Nobel prize winning physician Dr. Eric Chivian will speak on the topic of climate change at Polly Hill Arboretum next Wednesday. He has devoted his career to addressing enviromental issues from a medical standpoint.

Nearly 50 years ago, Dr. Eric Chivian was freshly graduated from medical school and working in Washington, D.C. with the public health service. It was 1971 and the future had arrived. As spacecraft traveled beyond Earth, aviation experts worked on new technologies for travel within our atmosphere.

The next frontier for commercial air travel was supersonic transport. Boeing planned to build a fleet to rival the Concorde, the British-French service that would later shuttle the jet set from New York to London in only three and a half hours. It was an ambitious and expensive undertaking. In 1971, Congress’s continued support for the government-funded project came up for debate.
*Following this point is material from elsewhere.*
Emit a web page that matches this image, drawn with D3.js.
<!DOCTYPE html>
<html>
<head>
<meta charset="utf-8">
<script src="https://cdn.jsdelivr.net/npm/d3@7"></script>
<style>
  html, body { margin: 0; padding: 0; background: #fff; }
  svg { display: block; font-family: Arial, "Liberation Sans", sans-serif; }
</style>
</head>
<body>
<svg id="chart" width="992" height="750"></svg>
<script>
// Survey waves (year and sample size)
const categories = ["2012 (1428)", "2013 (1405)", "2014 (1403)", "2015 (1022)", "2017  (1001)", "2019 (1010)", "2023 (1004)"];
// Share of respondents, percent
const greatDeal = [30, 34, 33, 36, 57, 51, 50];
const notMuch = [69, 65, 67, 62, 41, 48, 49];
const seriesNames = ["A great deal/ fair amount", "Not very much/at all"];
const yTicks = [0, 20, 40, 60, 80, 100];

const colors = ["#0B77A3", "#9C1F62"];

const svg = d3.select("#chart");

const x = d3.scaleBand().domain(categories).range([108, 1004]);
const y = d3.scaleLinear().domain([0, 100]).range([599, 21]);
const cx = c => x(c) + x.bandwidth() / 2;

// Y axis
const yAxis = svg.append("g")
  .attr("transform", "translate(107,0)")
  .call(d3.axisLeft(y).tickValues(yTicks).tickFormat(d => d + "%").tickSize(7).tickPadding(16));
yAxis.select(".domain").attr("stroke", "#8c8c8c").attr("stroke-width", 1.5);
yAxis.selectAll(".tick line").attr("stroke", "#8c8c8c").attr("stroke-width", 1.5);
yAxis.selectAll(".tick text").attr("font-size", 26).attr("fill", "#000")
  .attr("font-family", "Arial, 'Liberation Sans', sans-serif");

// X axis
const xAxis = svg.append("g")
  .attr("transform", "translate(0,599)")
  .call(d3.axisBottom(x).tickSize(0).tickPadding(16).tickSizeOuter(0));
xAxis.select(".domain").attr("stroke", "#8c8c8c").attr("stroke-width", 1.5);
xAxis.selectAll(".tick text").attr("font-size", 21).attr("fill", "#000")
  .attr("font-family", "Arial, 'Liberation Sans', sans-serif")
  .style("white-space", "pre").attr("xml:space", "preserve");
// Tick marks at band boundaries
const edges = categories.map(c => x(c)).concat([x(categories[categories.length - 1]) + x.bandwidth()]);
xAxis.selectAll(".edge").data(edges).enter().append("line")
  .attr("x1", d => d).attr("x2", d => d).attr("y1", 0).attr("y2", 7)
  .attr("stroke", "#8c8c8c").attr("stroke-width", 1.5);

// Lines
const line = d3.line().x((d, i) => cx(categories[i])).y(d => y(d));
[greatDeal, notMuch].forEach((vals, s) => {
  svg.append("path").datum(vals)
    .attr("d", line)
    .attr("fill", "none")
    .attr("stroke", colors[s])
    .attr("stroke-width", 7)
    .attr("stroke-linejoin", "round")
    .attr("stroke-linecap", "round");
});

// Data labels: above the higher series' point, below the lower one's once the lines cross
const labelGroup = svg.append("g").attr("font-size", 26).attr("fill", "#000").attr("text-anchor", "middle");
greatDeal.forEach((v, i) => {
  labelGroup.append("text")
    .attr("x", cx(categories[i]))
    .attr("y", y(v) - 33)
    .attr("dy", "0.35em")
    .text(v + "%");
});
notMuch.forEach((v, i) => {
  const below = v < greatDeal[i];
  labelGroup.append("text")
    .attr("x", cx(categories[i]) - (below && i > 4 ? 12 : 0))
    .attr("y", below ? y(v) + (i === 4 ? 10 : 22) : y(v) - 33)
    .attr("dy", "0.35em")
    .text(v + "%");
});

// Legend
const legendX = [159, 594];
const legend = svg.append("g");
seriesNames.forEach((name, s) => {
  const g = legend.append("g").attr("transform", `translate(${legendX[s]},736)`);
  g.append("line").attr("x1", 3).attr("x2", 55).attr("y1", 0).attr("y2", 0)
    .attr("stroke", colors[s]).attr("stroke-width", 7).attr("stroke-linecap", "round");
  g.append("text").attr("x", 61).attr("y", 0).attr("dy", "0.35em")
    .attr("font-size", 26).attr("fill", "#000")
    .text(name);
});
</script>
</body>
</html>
Dr. Thomas Fitzpatrick, Chairman of the Department of Dermatology at Harvard Medical School and Dr. Chivian’s former professor, offered testimony against the project.

“This was before we knew about hydrofluorocarbons that would damage the ozone layer,” Dr. Chivian said, adding that it was 14 years before the discovery of the ozone hole over the Antarctic.
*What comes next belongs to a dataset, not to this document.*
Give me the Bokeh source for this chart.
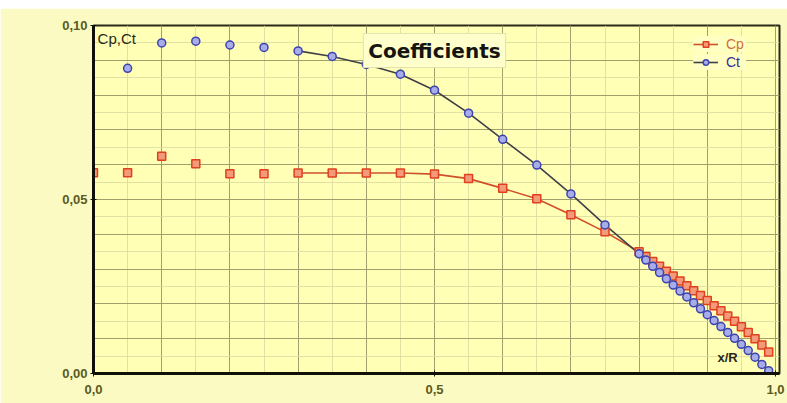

“But he had the understanding that the exhaust from the fleet of these planes would be damaging. And he was the world’s malignant melanoma expert. He testified that if we built these planes, we would damage the ozone layer, and cases of malignant melanomas... would skyrocket in the United States.”

Dr. Chivian continued: “He was the expert, and that was essentially the end of the SST program, that testimony.”
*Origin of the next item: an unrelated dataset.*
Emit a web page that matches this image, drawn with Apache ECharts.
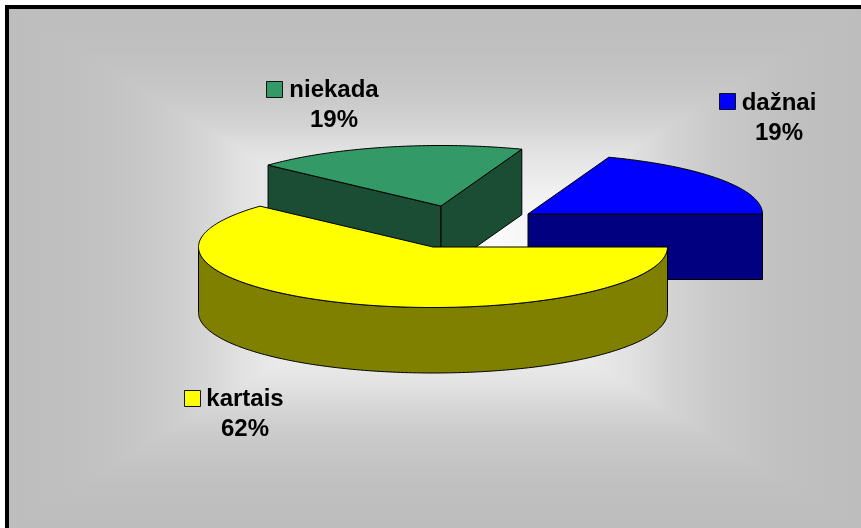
<!DOCTYPE html>
<html>
<head>
<meta charset="utf-8">
<style>html,body{margin:0;padding:0;background:#fff}#c{width:861px;height:528px}</style>
<script src="https://cdn.jsdelivr.net/npm/echarts@6/dist/echarts.min.js"></script>
</head>
<body>
<div id="c"></div>
<script>
// Data
const categories = ['kartais', 'niekada', 'dažnai'];
const values = [61.8, 18.8, 19.4];
const topColors = ['#FFFF00', '#339966', '#0000FF'];
const wallColors = ['#808000', '#1A4D33', '#000080'];

// Layout of each slice (apex of the exploded slice, label anchor, legend-key corner, painter order)
const apexes = [[433, 247], [441, 206], [528, 214]];
const labelAnchors = [[245, 399], [334, 90], [779, 103]];
const keyCorners = [[184.5, 390.5], [266.5, 81.5], [719.5, 93.5]];
const paintOrder = [3, 1, 2];
const RX = 234.5, RY = 60.5, DEPTH = 65.5;

const total = values.reduce((a, b) => a + b, 0);
const rad = d => d * Math.PI / 180;
const FONT = '"Liberation Sans", Arial, sans-serif';

function renderSlice(params, api) {
  const i = params.dataIndex;
  const value = api.value(1);
  let before = 0;
  for (let k = 0; k < i; k++) before += values[k];
  const a0 = before / total * 360, a1 = (before + value) / total * 360;
  const [cx, cy] = apexes[i];
  const pt = (a, dy) => [cx + RX * Math.cos(rad(a)), cy + RY * Math.sin(rad(a)) + (dy || 0)];
  const arc = (s, e, dy) => {
    const out = [], n = Math.max(2, Math.ceil(Math.abs(e - s)));
    for (let k = 0; k <= n; k++) out.push(pt(s + (e - s) * k / n, dy));
    return out;
  };
  const base = paintOrder[i] * 10;
  const lineStyle = { stroke: '#000', lineWidth: 1, lineJoin: 'round' };
  const children = [];
  const poly = (points, fill, z2) => children.push({
    type: 'polygon', z2, shape: { points }, style: Object.assign({ fill }, lineStyle)
  });
  // Cut faces that look towards the viewer
  const wall = a => [[cx, cy], pt(a), pt(a, DEPTH), [cx, cy + DEPTH]];
  if (Math.sin(rad(a0 - 90)) > 0) poly(wall(a0), wallColors[i], base);
  if (Math.sin(rad(a1 + 90)) > 0) poly(wall(a1), wallColors[i], base + 1);
  // Rim: the part of the arc on the front half
  const fs = Math.max(a0, 0), fe = Math.min(a1, 180);
  if (fe > fs) poly(arc(fs, fe).concat(arc(fe, fs, DEPTH)), wallColors[i], base + 2);
  // Top face
  poly([[cx, cy]].concat(arc(a0, a1)), topColors[i], base + 3);

  // Data label with legend key
  const [lx, ly] = labelAnchors[i];
  const [kx, ky] = keyCorners[i];
  const pct = Math.round(value / total * 100) + '%';
  const textStyle = { fill: '#000', fontSize: 24, fontWeight: 'bold', fontFamily: FONT, align: 'center', verticalAlign: 'middle' };
  children.push({ type: 'text', z2: 100, style: Object.assign({ text: categories[i], x: lx, y: ly }, textStyle) });
  children.push({ type: 'text', z2: 100, style: Object.assign({ text: pct, x: lx, y: ly + 30 }, textStyle) });
  children.push({
    type: 'rect', z2: 100,
    shape: { x: kx, y: ky, width: 16, height: 16 },
    style: { fill: topColors[i], stroke: '#111', lineWidth: 1 }
  });
  return { type: 'group', children };
}

// Rectangular ("from centre") background gradient
const W = 861, H = 528, L = 9, T = 9, MX = 435, MY = 268;
const stops = [[0, '#bdbdbd'], [0.16, '#c0c0c0'], [0.25, '#c4c4c4'], [0.35, '#cacaca'], [0.45, '#d4d4d4'], [0.55, '#e2e2e2'], [0.7, '#f0f0f0'], [0.85, '#fafafa'], [1, '#ffffff']]
  .map(s => ({ offset: s[0], color: s[1] }));
const grad = (x, y, x2, y2) => ({ type: 'linear', global: true, x, y, x2, y2, colorStops: stops });
const tri = (points, fill) => ({ type: 'polygon', silent: true, z: 1, shape: { points }, style: { fill } });

const chart = echarts.init(document.getElementById('c'), null, { renderer: 'canvas', width: W, height: H });
chart.setOption({
  animation: false,
  backgroundColor: '#ffffff',
  tooltip: { show: false },
  graphic: { elements: [
    { type: 'rect', silent: true, z: 0, shape: { x: L, y: T, width: MX - L, height: H - T }, style: { fill: grad(L, 0, MX, 0) } },
    { type: 'rect', silent: true, z: 0, shape: { x: MX, y: T, width: W - MX, height: H - T }, style: { fill: grad(W, 0, MX, 0) } },
    tri([[L, T], [W, T], [MX, MY]], grad(0, T, 0, MY)),
    tri([[L, H], [W, H], [MX, MY]], grad(0, H, 0, MY)),
    { type: 'rect', silent: true, z: 1, shape: { x: 5, y: 5, width: 4, height: H - 5 }, style: { fill: '#000' } },
    { type: 'rect', silent: true, z: 1, shape: { x: 5, y: 5, width: W - 5, height: 4 }, style: { fill: '#000' } }
  ] },
  series: [{
    type: 'custom',
    coordinateSystem: 'none',
    z: 5,
    silent: true,
    renderItem: renderSlice,
    data: values.map((v, i) => ({ name: categories[i], value: [i, v] }))
  }]
});
</script>
</body>
</html>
“I knew Tom, and the idea that a physician could turn around a program that was so important to U.S. national pride and would make billions, if not hundreds of billions of dollars for Boeing and other airline manufacturers and submanufacturers, was so compelling to me that I realized that physicians in some ways were the most important people in protecting the environment.”

Following this example, Dr. Chivian co-founded International Physicians for the Prevention of Nuclear War in 1980. Five years later it won the Nobel Peace Prize.

Since the end of the Cold War, he turned his attention to global climate change or what he calls “Armageddon in slow motion.”

“Issues like climate change or the loss of biological diversity are so abstract and hard for people to understand or even to think about,” he said. “They’re so complicated scientifically... and they’re also hard to think about because they are frightening and unpleasant. Providing a medical perspective makes these issues more concrete, it makes them personal, and it discusses them in everyday language.”

One example Dr. Chivian will highlight in his upcoming lecture is forest fragmentation and the attendant loss of biodiversity, which has led to increased rates of tick-borne illness in humans.

“The main purpose of this talk is to illustrate the level of danger we are in to mobilize people to do more than they are already doing to address that danger by making the threat more comprehendible.”

Dr. Chivian will present Global Environmental Threats, and How Medical Models Can Help Us Understand Them on July 26 at 5:30 p.m. Tickets are $10 for general admission and $5 for Polly Hill Arboretum and Vineyard Conservation Society members.